Wind tunnel experiments were performed to study the heat transfer and fluid flow characteristics for finite-width rectangular plates inclined at various angles of attack to an oncoming airflow. Plates having ratios of spanwise width to streamwise length of 0.4 and 2.5 were employed, and the angle of attack was varied from 90 deg (normal incidence) to 25 deg. The Reynolds number range extended from about 20,000 to 90,000. The naphthalene sublimation technique was used in the transfer coefficient determinations, and the fluid flow patterns adjacent to the plate were made visible by the oil/lampblack technique. The flow field was found to be highly complex and three dimensional, with stronger three-dimensional effects in evidence for the narrow plate.

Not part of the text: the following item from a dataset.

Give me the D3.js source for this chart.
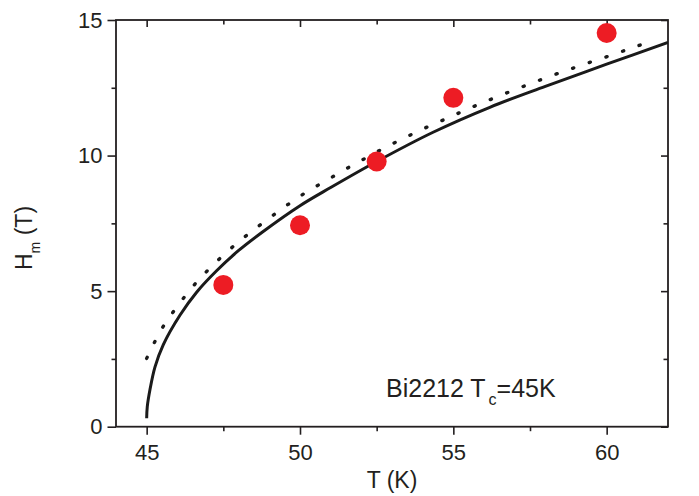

A stagnation zone, centered in the plate cross section at normal incidence, moved forward and ultimately disappeared as the plate was inclined at smaller angles of attack. The dimensionless heat (mass) transfer coefficient, expressed in terms of the Colburn j-factor, varied as the square root of the Reynolds number for all angles of attack, both for the narrow and the wider plates. For the wider plate, the transfer coefficients are completely independent of the angle of attack in the range investigated, while for the narrow plate there is an overall variation of twenty percent. An algebraically simple correlation of all the results, accurate to ± 10 percent, is given to facilitate their use in applications such as the wind-related heat loss from flat plate solar collectors.